At Augusta two months before, Duncan was banned from Fitzpatrick’s bag because the stuffy officials objected to the open-toed sandals he always wore due to a foot complaint.

Fitzpatrick ended up missing the cut by a stroke and because of his relationship with the maverick Canadian –who previously worked with Sir Nick Faldo and Bernhard Langer – could be forgiven for thinking that the Masters’ petty rules cost him the silver medal there, as well. And all because the green jackets could not bear the thought of pinkies being exposed among their azalea.

However, Fitzpatrick moved on and moved upwards. “My first pro event was the week after at the Irish Open. I finished tied 29th and went straight to the prize money list to find out I’d won €17,500,” he says. “One of my managers back then used to take the mick as I’d always know down to the penny or the cent how much I won. Typical Yorkshireman, he said. But my view was that it was now my profession and that every shot and every pound counted.

“That doesn’t last because it becomes about the silverware and that’s when your expectations change and you reset your goals. So when you are young, you’d think: ‘It’d be amazing if I did that – I’d be happy.’ And you are but then you get to that level and you strive to get to the next one and so it carries on until, like I was a few months ago, saying: ‘No, it’s not good enough.’

“You never step back and look at it as a whole and continue down the wrong path. That’s part of the problem and is a negative for me in some ways, but as those around me point out, it can also be a positive as it drives me on.”

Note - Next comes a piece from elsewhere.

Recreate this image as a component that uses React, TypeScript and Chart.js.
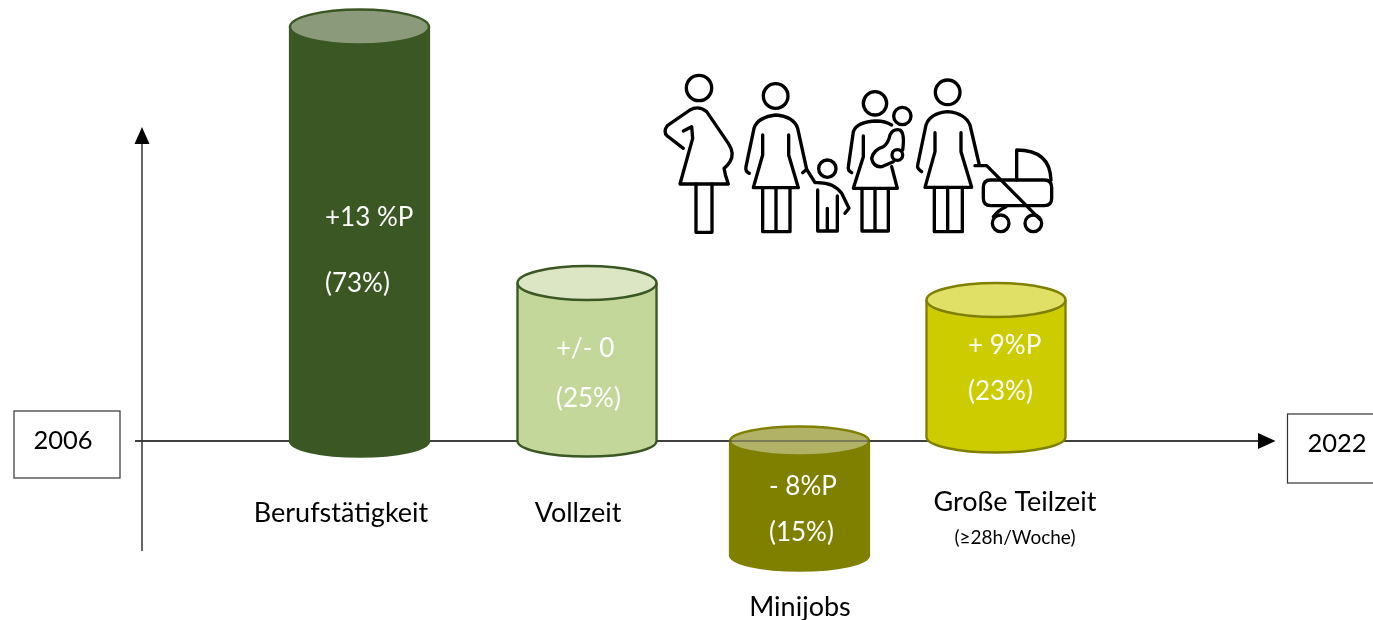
import React, { useEffect, useRef } from "react";
import { Chart, registerables } from "chart.js";

Chart.register(...registerables);

// Data
const categories = ["Berufstätigkeit", "Vollzeit", "Minijobs", "Große Teilzeit"];
const categoryNote = ["", "", "", "(≥28h/Woche)"];
const changeLabels = ["+13 %P", "+/- 0", "- 8%P", "+ 9%P"];
const shareLabels = ["(73%)", "(25%)", "(15%)", "(23%)"];
const startYears = ["2006", "2022"];
// Cylinder extents in axis units (baseline = 0)
const cylinderBase = [0, 0, -114, 4];
const cylinderTop = [414, 158, 0, 141];
const cylinderCentre = [359.5, 587, 799.5, 996];

// Styling
const bodyFill = ["#3B5723", "#C4D79B", "#808000", "#CCCC00"];
const capFill = ["#8A9A7B", "#DCE6C4", "#B2B266", "#E0E066"];
const edgeColor = ["#3B5723", "#3B5723", "#808000", "#808000"];
const FONT = "Lato, Carlito, sans-serif";
const capRadius = [17.5, 17, 14.5, 17];
const underRadius = 15.5;

// Position of labels in scale units
const changeX = [325, 556, 769, 968];
const changeY = [223, 92, -46, 95];
const shareY = [157, 42, -92, 49];
const catX = [341, 578, 800, 1015];
const catY = [-72, -72, -166, -61];

const ICON = [
  // pregnant woman
  "M100 265 L52 228 Q38 215 52 197 L120 150 Q145 135 170 155 L235 250 Q255 280 240 305 Q232 318 222 325 Q225 345 235 372 L90 372 L128 235 L125 200 L100 213",
  "M138 372 L138 517 L186 517 L186 372",
  // woman with child
  "M298 340 Q285 335 288 320 L312 205 Q322 172 377 165 Q432 170 443 205 L470 328 L458 338",
  "M338 225 L338 285 L310 383 L445 383 L416 285 L416 225",
  "M338 383 L338 515 L420 515 L420 383 M378 383 L378 515",
  "M470 328 L495 368 Q550 365 575 400 L597 445 L585 460",
  "M503 390 L503 513 L562 513 L562 408 M532 445 L532 513",
  // woman with baby
  "M605 338 Q592 330 595 320 L610 215 Q620 185 680 183 Q705 183 725 195",
  "M640 228 L640 290 L610 385 L742 385 L725 320",
  "M636 385 L636 513 L715 513 L715 385 M675 385 L675 513",
  "M700 260 Q715 250 720 225 Q730 205 750 210 Q765 220 758 270 M730 305 L695 320 Q670 322 665 295 Q670 270 700 260",
  // woman with pram
  "M815 335 Q800 325 803 315 L828 195 Q840 160 893 155 Q945 160 960 195 L988 315",
  "M855 218 L855 275 L825 382 L965 382 L933 275 L933 218",
  "M853 382 L853 515 L937 515 L937 382 M893 382 L893 515",
  "M975 317 L1010 317 L1170 478",
  "M1022 360 L1183 360 Q1205 360 1205 382 L1205 415 Q1205 437 1183 437 L1022 437 Q1000 437 1000 415 L1000 382 Q1000 360 1022 360 Z",
  "M1100 360 L1100 270 Q1200 270 1203 360",
  "M1030 470 Q1045 450 1068 440",
];
const ICON_HEADS = [
  [147, 84, 38],
  [377, 108, 37],
  [532, 326, 26],
  [675, 130, 35],
  [757, 168, 26],
  [742, 285, 16],
  [893, 97, 37],
  [1052, 490, 25],
  [1150, 490, 25],
];

function ellipse(ctx: CanvasRenderingContext2D, cx: number, cy: number, rx: number, ry: number) {
  ctx.beginPath();
  ctx.ellipse(cx, cy, rx, ry, 0, 0, Math.PI * 2);
}

function arrowHead(ctx: CanvasRenderingContext2D, pts: number[][]) {
  ctx.beginPath();
  ctx.moveTo(pts[0][0], pts[0][1]);
  ctx.lineTo(pts[1][0], pts[1][1]);
  ctx.lineTo(pts[2][0], pts[2][1]);
  ctx.closePath();
  ctx.fill();
}

const axisPlugin = {
  id: "axisLines",
  beforeDatasetsDraw(chart: any) {
    const { ctx, scales } = chart;
    const y0 = scales.y.getPixelForValue(0);
    const vx = scales.x.getPixelForValue(142);
    ctx.save();
    ctx.strokeStyle = "#000";
    ctx.fillStyle = "#000";
    ctx.lineWidth = 1.3;
    ctx.beginPath();
    ctx.moveTo(scales.x.getPixelForValue(135), y0);
    ctx.lineTo(scales.x.getPixelForValue(1260), y0);
    ctx.stroke();
    arrowHead(ctx, [
      [1275.5, y0],
      [1258, y0 - 8],
      [1258, y0 + 8],
    ]);
    ctx.strokeStyle = "#333";
    ctx.lineWidth = 1.5;
    ctx.beginPath();
    ctx.moveTo(vx, scales.y.getPixelForValue(-110));
    ctx.lineTo(vx, scales.y.getPixelForValue(300));
    ctx.stroke();
    arrowHead(ctx, [
      [vx, 127],
      [vx - 7.5, 144],
      [vx + 7.5, 144],
    ]);

    // year boxes
    ctx.strokeStyle = "#333";
    ctx.lineWidth = 1.2;
    ctx.strokeRect(14, 411, 106, 67);
    ctx.strokeRect(1287.5, 414, 100, 69);
    ctx.fillStyle = "#000";
    ctx.font = `25.5px ${FONT}`;
    ctx.textAlign = "center";
    ctx.textBaseline = "middle";
    ctx.fillText(startYears[0], 63, 441);
    ctx.fillText(startYears[1], 1337, 444);

    // family icon
    ctx.translate(650, 60);
    ctx.scale(1 / 3, 1 / 3);
    ctx.strokeStyle = "#000";
    ctx.lineWidth = 10;
    ctx.lineJoin = "round";
    ctx.lineCap = "round";
    for (const d of ICON) ctx.stroke(new Path2D(d));
    for (const [cx, cy, r] of ICON_HEADS) {
      ctx.beginPath();
      ctx.arc(cx, cy, r, 0, Math.PI * 2);
      ctx.stroke();
    }
    ctx.restore();
  },
};

const capsPlugin = {
  id: "cylinderCaps",
  afterDatasetsDraw(chart: any) {
    const { ctx, scales } = chart;
    const bars = chart.getDatasetMeta(0).data;
    ctx.save();
    bars.forEach((bar: any, i: number) => {
      const rx = bar.width / 2;
      const top = scales.y.getPixelForValue(cylinderTop[i]);
      const bottom = scales.y.getPixelForValue(cylinderBase[i]);
      // rounded underside
      ctx.beginPath();
      ctx.ellipse(bar.x, bottom, rx - 1, underRadius, 0, 0, Math.PI);
      ctx.closePath();
      ctx.fillStyle = bodyFill[i];
      ctx.fill();
      ctx.beginPath();
      ctx.ellipse(bar.x, bottom, rx - 1, underRadius, 0, 0, Math.PI);
      ctx.strokeStyle = edgeColor[i];
      ctx.lineWidth = 2.5;
      ctx.stroke();
      // lit top
      ellipse(ctx, bar.x, top, rx - 1, capRadius[i]);
      ctx.fillStyle = capFill[i];
      ctx.fill();
      ctx.stroke();
      // the time axis shows through the Minijobs cap
      if (cylinderTop[i] === 0) {
        ctx.beginPath();
        ctx.moveTo(bar.x - rx, top);
        ctx.lineTo(bar.x + rx, top);
        ctx.strokeStyle = "#444";
        ctx.lineWidth = 1.2;
        ctx.stroke();
      }
    });

    // value labels
    ctx.textBaseline = "middle";
    ctx.textAlign = "left";
    ctx.fillStyle = "#fff";
    ctx.font = `26px ${FONT}`;
    categories.forEach((_, i) => {
      const x = scales.x.getPixelForValue(changeX[i]);
      ctx.fillText(changeLabels[i], x, scales.y.getPixelForValue(changeY[i]));
      ctx.fillText(shareLabels[i], x, scales.y.getPixelForValue(shareY[i]));
    });

    // category labels
    ctx.textAlign = "center";
    ctx.fillStyle = "#000";
    categories.forEach((c, i) => {
      const x = scales.x.getPixelForValue(catX[i]);
      ctx.font = `27px ${FONT}`;
      ctx.fillText(c, x, scales.y.getPixelForValue(catY[i]));
      if (categoryNote[i]) {
        ctx.font = `19px ${FONT}`;
        ctx.fillText(categoryNote[i], x, scales.y.getPixelForValue(catY[i] - 36));
      }
    });
    ctx.restore();
  },
};

export default function App() {
  const ref = useRef<HTMLCanvasElement>(null);
  useEffect(() => {
    document.body.style.margin = "0";
    const chart = new Chart(ref.current!, {
      type: "bar",
      data: {
        labels: categories,
        datasets: [
          {
            data: categories.map((_, i) => ({
              x: cylinderCentre[i],
              y: [cylinderBase[i], cylinderTop[i]],
            })) as any,
            backgroundColor: bodyFill,
            borderColor: edgeColor,
            borderWidth: { left: 2.5, right: 2.5, top: 0, bottom: 0 },
            borderSkipped: false,
            barThickness: 141,
          },
        ],
      },
      options: {
        animation: false,
        responsive: false,
        layout: { padding: 0 },
        plugins: { legend: { display: false }, tooltip: { enabled: false } },
        scales: {
          x: { type: "linear", min: 0, max: 1373, offset: false, display: false },
          y: { type: "linear", min: -179, max: 441, display: false },
        },
      },
      plugins: [axisPlugin, capsPlugin],
    });
    return () => chart.destroy();
  }, []);
  return (
    <div style={{ width: 1373, height: 620, position: "relative", background: "#fff" }}>
      <canvas ref={ref} width={1373} height={620} style={{ display: "block" }} />
    </div>
  );
}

With a fifth at the Memorial on Sunday, he is only just emerging from a low patch. Previously, he had only recorded one top 10 – an outlier of fifth at The Players – from 13 starts in 2024, with a missed cut at last month’s USPGA. He fell from eighth at the beginning of the year to 17th and the frustration was obvious. Inevitably his attitude was picked up by his team. “He’s turned a corner now,” Billy Foster, his bagman and another great character of the caddieshack, says. “I’ve told Matt that I don’t think he’ll be that far away at the US Open, so to get his chops off the floor.”

Billy Foster and Matt Fitzpatrick
Billy Foster has told his fellow Yorkshireman to 'get his chops off the floor' - Ross Kinnaird/Getty Images

Fitzpatrick essentially blames scheduling mistakes for his poor run of form. “I haven’t had enough time with Mike [Walker, his coach],” he says. “We had a long team meeting a few weeks ago and Mike made a great point I’d never really thought about. He said that when I won at Brookline [in the 2022 US Open] I was passing through a technical sweet spot.

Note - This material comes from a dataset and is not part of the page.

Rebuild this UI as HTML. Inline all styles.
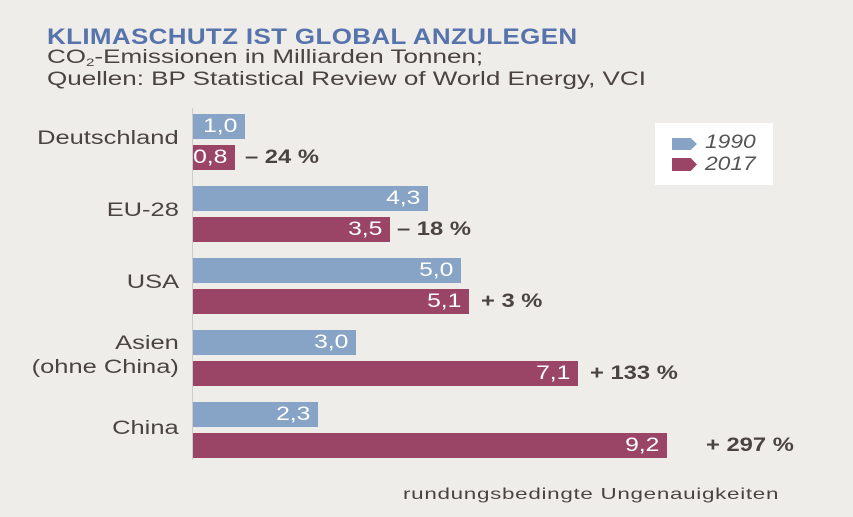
<!DOCTYPE html>
<html><head><meta charset="utf-8"><style>
body{margin:0;width:853px;height:517px;background:#efedea;position:relative;overflow:hidden;font-family:"Liberation Sans",sans-serif;}
div{position:absolute;white-space:nowrap;}
.b{left:193px;height:25px;color:#fff;font-size:19px;text-align:right;box-sizing:border-box;padding-right:8px;line-height:25px;}
.b span{display:inline-block;transform:scaleX(1.3);transform-origin:right center;}
.a{background:#87a3c5;}
.c{background:#9b4566;}
.l{color:#4a4440;font-size:19px;text-align:right;right:674px;transform:scaleX(1.34);transform-origin:right center;}
.p{color:#4a4440;font-size:19px;font-weight:bold;line-height:25px;transform:scaleX(1.25);transform-origin:left center;}
</style></head><body>
<div style="left:47px;top:24px;color:#5773ac;font-size:22px;font-weight:bold;letter-spacing:0.3px;transform:scaleX(1.18);transform-origin:left">KLIMASCHUTZ IST GLOBAL ANZULEGEN</div>
<div style="left:47px;top:47px;color:#4a4440;font-size:19px;line-height:22px;transform:scaleX(1.37);transform-origin:left">CO<span style="font-size:11px;vertical-align:-3px;line-height:0">2</span>-Emissionen in Milliarden Tonnen;<br>Quellen: BP Statistical Review of World Energy, VCI</div>

<div style="left:192px;top:108px;width:1px;height:352px;background:#ccc"></div>

<div class="l" style="top:128px">Deutschland</div>
<div class="b a" style="top:114px;width:52px"><span>1,0</span></div>
<div class="b c" style="top:145px;width:42px"><span>0,8</span></div>
<div class="p" style="left:245px;top:145px">– 24 %</div>

<div class="l" style="top:200px">EU-28</div>
<div class="b a" style="top:186px;width:235px"><span>4,3</span></div>
<div class="b c" style="top:217px;width:197px"><span>3,5</span></div>
<div class="p" style="left:397px;top:217px">– 18 %</div>

<div class="l" style="top:272px">USA</div>
<div class="b a" style="top:258px;width:268px"><span>5,0</span></div>
<div class="b c" style="top:289px;width:276px"><span>5,1</span></div>
<div class="p" style="left:481px;top:289px">+ 3 %</div>

<div class="l" style="top:332px;line-height:24px">Asien<br>(ohne China)</div>
<div class="b a" style="top:330px;width:163px"><span>3,0</span></div>
<div class="b c" style="top:361px;width:385px"><span>7,1</span></div>
<div class="p" style="left:590px;top:361px">+ 133 %</div>

<div class="l" style="top:418px">China</div>
<div class="b a" style="top:402px;width:125px"><span>2,3</span></div>
<div class="b c" style="top:433px;width:474px"><span>9,2</span></div>
<div class="p" style="left:706px;top:433px">+ 297 %</div>

<div style="left:655px;top:123px;width:118px;height:62px;background:#fff"></div>
<div style="left:672px;top:138px;width:25px;height:12px;background:#87a3c5;clip-path:polygon(0 0,75% 0,100% 50%,75% 100%,0 100%)"></div>
<div style="left:672px;top:158px;width:25px;height:13px;background:#9b4566;clip-path:polygon(0 0,75% 0,100% 50%,75% 100%,0 100%)"></div>
<div style="left:705px;top:132px;font-size:19px;font-style:italic;color:#555;line-height:22px;transform:scaleX(1.2);transform-origin:left">1990<br>2017</div>

<div style="left:403px;top:486px;font-size:16px;color:#4a4440;letter-spacing:0.5px;transform:scaleX(1.4);transform-origin:left">rundungsbedingte Ungenauigkeiten</div>
</body></html>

“I’d put on all that length in the off season and technically it was very, very good and it led to a great year. The issue I have is that I’ve gone so far away from that, it’ll take time to get back to that place. But we’ve done some really good work these last few weeks and it’s feeling positive again.”

Fitzpatrick recognises the symmetry of returning to Pinehurst and not only because of his milestone. His “most special week” as an amateur came at Brookline with that US Amateur victory and when he went back to the Boston layout as a pro two years ago, he became the second English winner of America’s national championship in 52 years.

“Pinehurst was another special place for me as an amateur, so who knows,” he says. “It’ll be fast and firm and that’s how I like it. When I got there in 2014 I thought ‘this is right up my street’ and I’m looking forward to going back to another venue where I have great memories. Apart from Lorne holding up my arm, of course.”

Foster is also excited, but by the nature of the challenge rather than any resonance. “The harder it is for Matt, the better,” he says. “He is a golf sadist, loves it when making par is a feat. He is a bit like Faldo, like that. Tough majors are his bag and I’d say he’s got at least a few more in him.”